Clark M.B.A. student officially launches Freight Farms company

Brad McNamara in the Freight Farms container by the Clark Recycling Center.

“I’m terrible at growing things,” laughs Brad McNamara, MBA/ES&P ’13, as he holds a tray of basil sprouts.

He’s being modest. The sprigs look healthy enough, and McNamara already has produced a harvest of perfectly edible lettuce.

McNamara is standing inside a shipping container lined with rows of vertical “growing towers” bathed in pink glow, the result of the red and blue LED lights that substitute for the sun’s rays. Nutrient-rich water is piped into each tower, and the temperature inside the room remains at a moderate 65 to 75 degrees. All of it is controlled by computer via wireless connection, and the conditions inside this rig can be adjusted remotely from just about anywhere in the world.

McNamara may question his ability to grow veggies, but he certainly knows how to cultivate a business.

He and partner Jon Friedman have launched Freight Farms, beginning with the prototype parked in the lot behind the Clark University Recycling Center. The men are pioneering this unique growing method that blends the principles of hydroponics, high technology and sustainability to produce a steady harvest of leafy greens and herbs.

And while McNamara is excited that the vegetable output has been robust, he and Friedman have their eyes on another type of green. They’ve been wooing investors, including one from Japan who spent a recent weekend with them, to build Freight Farms into an international company.

The Freight Farms prototype, located in the lot behind the Clark Recycling Center.

“We’re not in business to sell produce,” McNamara says. “We’re selling a farming platform.” A Boston-based food distributor has already purchased a Freight Farm; the platform is trademarked and McNamara and Friedman have provisional patents on the processes.

“Our overarching goal is to allow anyone to grow food anywhere,” McNamara says. “People can run a Freight Farm as a business, and they can become food distributors in their own neighborhoods.” These stackable greenhouses can be situated wherever there’s the space to accommodate the 40’ x 8’ x 8’ trailer and the electricity to make this indoor farm hum.

McNamara is enrolled in Clark’s dual degree program, pursuing a Master of Science degree in  Environmental Science & Policy from the International Development, Community and Environment IDCE Department and a Master of Business Administration from the Graduate School of Management (GSOM). He says he and Friedman want to partner with government and non-government groups conducting food programs.

The floor-to-ceiling towers (envision a cross between a vertical blind and a gutter guard) accommodate a staggered growth cycle, so that plants are in various states of maturation. The seeds are first planted in tiny cubes of recycled non-organic matter known as rockwool — when assembled side by side in a tray, the cubes resemble brownie batter. As they bud, the sprigs are then transferred into a strip of rockwool that is inserted into a tower.

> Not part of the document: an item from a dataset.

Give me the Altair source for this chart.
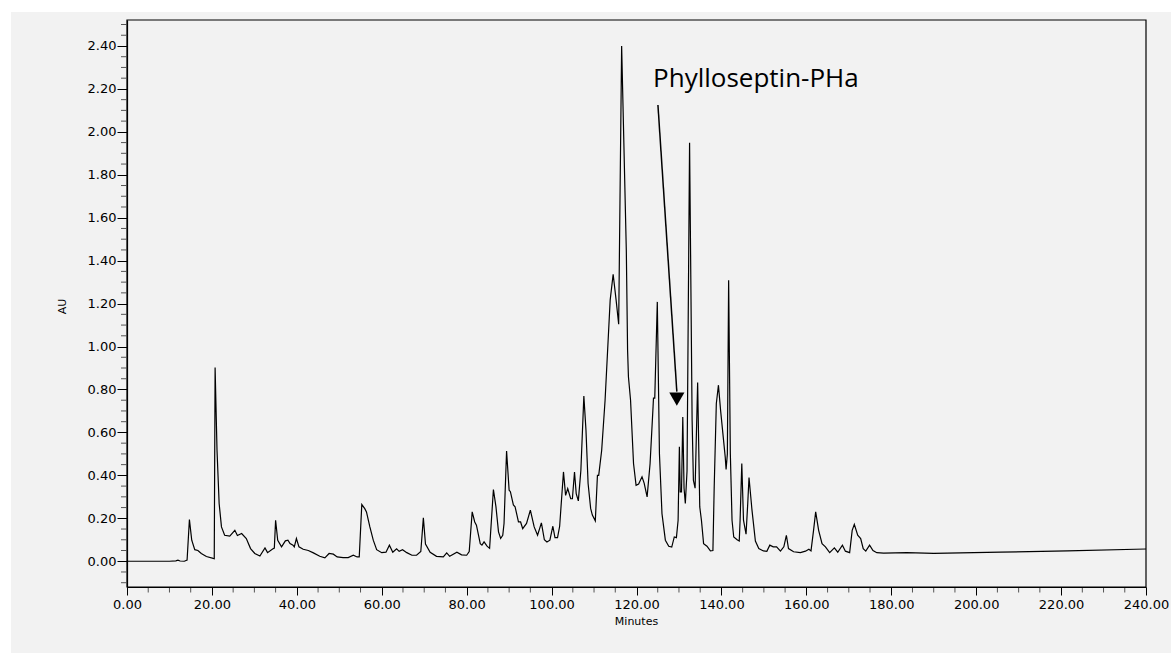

From there, the LED lights — combined with nutrient-rich water that is recirculated through an irrigation system — have allowed McNamara and Friedman to grow 3,000 plants simultaneously since the Freight Farm went online Aug. 15. Among the customers for their produce is The Local Root, the food co-op run by Clark University students. The veggies have been popular, and the co-op has put out a call for Swiss chard.

“We’re determining the best mix of plants to grow,” McNamara says.

He notes that each Freight Farm is outfitted with six to eight cameras, and expert growers hired by McNamara and Friedman will be able to monitor progress remotely and do trouble-shooting for every Freight Farm from a central control site. So for instance, if a Freight Farm owner notices a fungus on his plants, a camera can zoom in on the fungus and the expert can make a diagnosis and offer a plan of action to deal with it.

McNamara told the CLARK alumni magazine that his vision to help repair “the broken food system” is “to create sustainable, local food economies around the globe.” The investor from Japan, for instance, is keenly interested in Freight Farms, he says, especially for use in areas that were affected by radiation from the Fukushima Daiichi nuclear disaster following the March 11, 2011 tsunami.

McNamara and Friedman held a grand opening ceremony for Freight Farms on Nov. 3, behind the Clark Recycling Center, which was attended by, among others, Congressman James McGovern. The partners, who solicited early investors through a Kickstarter account, are now pitching their business model to venture capitalists.